Reviewed by Colin Jacobson (July 22, 2021)
For a twist on stories that warp time, we go to 1944’s It Happened Tomorrow. In this tale, we go to an unnamed big city circa the late 19th century.
Larry Stevens (Dick Powell) works as a reporter for the Evening News. An ambitious sort, he seeks any advantage to push ahead in his chosen profession.
Larry appears to get his wish when mysterious Pop Benson (John Philliber) gives him the ability to learn the news a day in advance. While this allows Larry to scoop his competitors, it comes with an ominous twist when one of the “early headlines” tells of his own death.
Two factors let us know Larry won’t die. For one, Tomorrow offers a mix of comedy and fantasy, so it doesn’t seem like the kind of film that would kill off its protagonist.
In addition, Tomorrow opens with a vision of elderly Larry as he alludes to his wild past. Since we see old Larry in the movie’s first five minutes, we understand he’ll survive.
That prologue becomes a pointless diversion, but not a fatal flaw. While Tomorrow never quite lives up to the promise of its premise, it still becomes a pretty enjoyable mix of suspense, fantasy, comedy and romance.
Tomorrow fares best when it stays whimsical, though that may come from the lack of tension related to Larry’s fate. I don’t want to obsess over my dislike for the prologue, but I do feel our foreknowledge of the fact Larry won’t die robs the climax of some drama.

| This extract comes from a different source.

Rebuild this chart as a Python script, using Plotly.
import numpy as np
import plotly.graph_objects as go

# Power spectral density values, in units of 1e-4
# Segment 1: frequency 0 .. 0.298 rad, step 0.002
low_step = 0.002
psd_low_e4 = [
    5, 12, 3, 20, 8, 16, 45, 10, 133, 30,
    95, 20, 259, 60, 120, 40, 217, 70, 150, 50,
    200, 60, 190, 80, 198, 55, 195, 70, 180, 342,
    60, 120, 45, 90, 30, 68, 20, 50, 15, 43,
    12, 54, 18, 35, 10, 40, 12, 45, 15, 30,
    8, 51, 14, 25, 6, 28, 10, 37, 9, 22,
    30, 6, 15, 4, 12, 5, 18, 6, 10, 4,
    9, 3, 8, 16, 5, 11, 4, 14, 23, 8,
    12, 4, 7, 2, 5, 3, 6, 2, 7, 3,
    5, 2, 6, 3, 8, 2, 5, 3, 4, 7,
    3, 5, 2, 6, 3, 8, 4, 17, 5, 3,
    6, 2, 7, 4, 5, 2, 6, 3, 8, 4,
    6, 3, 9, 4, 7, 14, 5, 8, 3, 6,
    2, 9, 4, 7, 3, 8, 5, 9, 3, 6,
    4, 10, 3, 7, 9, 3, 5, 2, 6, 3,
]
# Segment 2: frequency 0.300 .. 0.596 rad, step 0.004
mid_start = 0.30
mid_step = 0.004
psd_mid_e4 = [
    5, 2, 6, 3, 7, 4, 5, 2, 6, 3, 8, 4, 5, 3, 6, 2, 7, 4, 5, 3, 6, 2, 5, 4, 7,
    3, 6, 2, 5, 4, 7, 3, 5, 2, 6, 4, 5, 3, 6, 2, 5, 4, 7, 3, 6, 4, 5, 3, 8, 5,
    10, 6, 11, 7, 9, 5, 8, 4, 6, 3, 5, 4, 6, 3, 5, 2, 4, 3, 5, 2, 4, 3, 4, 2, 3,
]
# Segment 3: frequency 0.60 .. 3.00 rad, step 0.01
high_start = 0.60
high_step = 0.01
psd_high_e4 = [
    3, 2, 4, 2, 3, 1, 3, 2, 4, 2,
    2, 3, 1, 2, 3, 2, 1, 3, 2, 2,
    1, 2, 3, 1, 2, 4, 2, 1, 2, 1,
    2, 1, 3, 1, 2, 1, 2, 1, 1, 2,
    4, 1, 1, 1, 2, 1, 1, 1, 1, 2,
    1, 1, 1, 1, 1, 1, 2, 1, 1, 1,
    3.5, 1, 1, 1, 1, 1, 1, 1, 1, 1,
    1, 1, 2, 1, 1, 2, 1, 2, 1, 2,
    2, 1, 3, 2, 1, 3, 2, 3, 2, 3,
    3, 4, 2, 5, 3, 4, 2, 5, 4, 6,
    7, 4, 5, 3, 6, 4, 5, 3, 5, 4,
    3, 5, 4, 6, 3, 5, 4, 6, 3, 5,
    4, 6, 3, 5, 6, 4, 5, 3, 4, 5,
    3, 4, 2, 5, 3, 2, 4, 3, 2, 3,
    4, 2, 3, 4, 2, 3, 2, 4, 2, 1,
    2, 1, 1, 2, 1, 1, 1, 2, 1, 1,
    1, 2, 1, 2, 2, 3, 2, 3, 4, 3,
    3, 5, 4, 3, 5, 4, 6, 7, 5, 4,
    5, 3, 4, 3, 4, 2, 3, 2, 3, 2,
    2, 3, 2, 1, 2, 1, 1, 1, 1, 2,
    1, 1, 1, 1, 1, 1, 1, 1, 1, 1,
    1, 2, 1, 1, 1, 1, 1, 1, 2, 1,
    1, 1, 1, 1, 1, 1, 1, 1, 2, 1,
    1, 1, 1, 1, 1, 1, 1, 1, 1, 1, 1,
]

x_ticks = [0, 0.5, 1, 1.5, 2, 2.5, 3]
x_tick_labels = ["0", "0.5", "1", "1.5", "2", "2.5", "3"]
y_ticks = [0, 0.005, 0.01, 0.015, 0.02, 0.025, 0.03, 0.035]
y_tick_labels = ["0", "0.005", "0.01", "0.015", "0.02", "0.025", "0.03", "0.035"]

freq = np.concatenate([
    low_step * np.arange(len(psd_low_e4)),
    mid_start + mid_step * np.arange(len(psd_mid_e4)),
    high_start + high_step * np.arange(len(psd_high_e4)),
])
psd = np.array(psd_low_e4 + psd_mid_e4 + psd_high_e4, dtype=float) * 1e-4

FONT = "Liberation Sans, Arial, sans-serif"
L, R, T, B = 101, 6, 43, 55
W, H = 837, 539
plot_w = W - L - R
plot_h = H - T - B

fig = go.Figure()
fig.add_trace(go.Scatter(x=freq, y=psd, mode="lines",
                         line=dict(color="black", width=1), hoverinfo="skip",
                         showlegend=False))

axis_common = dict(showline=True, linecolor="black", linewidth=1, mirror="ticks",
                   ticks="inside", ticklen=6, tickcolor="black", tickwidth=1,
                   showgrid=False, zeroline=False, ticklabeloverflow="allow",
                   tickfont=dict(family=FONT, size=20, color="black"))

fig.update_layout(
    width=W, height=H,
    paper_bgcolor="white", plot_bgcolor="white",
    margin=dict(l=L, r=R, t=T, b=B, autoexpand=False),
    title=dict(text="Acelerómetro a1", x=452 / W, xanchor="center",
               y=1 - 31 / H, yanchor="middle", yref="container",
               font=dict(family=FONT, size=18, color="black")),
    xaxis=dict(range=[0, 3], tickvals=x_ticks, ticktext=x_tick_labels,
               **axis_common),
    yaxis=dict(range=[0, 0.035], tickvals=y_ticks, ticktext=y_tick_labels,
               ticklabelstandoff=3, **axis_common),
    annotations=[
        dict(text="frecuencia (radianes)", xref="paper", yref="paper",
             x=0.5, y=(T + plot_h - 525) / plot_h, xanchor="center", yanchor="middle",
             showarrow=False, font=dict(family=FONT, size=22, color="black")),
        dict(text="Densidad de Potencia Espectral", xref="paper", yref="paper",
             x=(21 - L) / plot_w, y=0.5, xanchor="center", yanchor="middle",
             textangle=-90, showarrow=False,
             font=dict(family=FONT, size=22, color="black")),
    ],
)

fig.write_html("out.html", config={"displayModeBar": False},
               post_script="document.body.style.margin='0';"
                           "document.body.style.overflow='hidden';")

Yeah, I know I said that a movie of this sort from the 1940s almost certainly wouldn’t kill off the lead. Nonetheless, it’d be nice to go into the finale with some question about Larry’s survival.
Getting past that, Tomorrow does mostly charm, even if it doesn’t live up to the cleverness of its basic concept. The idea of a reporter who knows tomorrow’s news today seems delightful, and the film occasionally mines this idea for fun.
However, it can get bogged down in extraneous elements, and I admit that Larry’s romance with stage performer Sylvia Smith (Linda Darnell) feels predictable and tedious. The fact Darnell looked stunning helps make these scenes go down more painlessly, but they feel contrived, as if the filmmakers figured they needed to shoehorn in “something for the ladies in the audience”, even if it didn’t do much for the plot.
Still, these moments don’t become a major problem, and the charm of the actors helps. All involved offer likable performances that add life to their roles.
Nothing about Tomorrow ever rubs against greatness, but it musters enough cleverness and energy to become a good movie, at least. It provides a brisk little tale that works most of the time.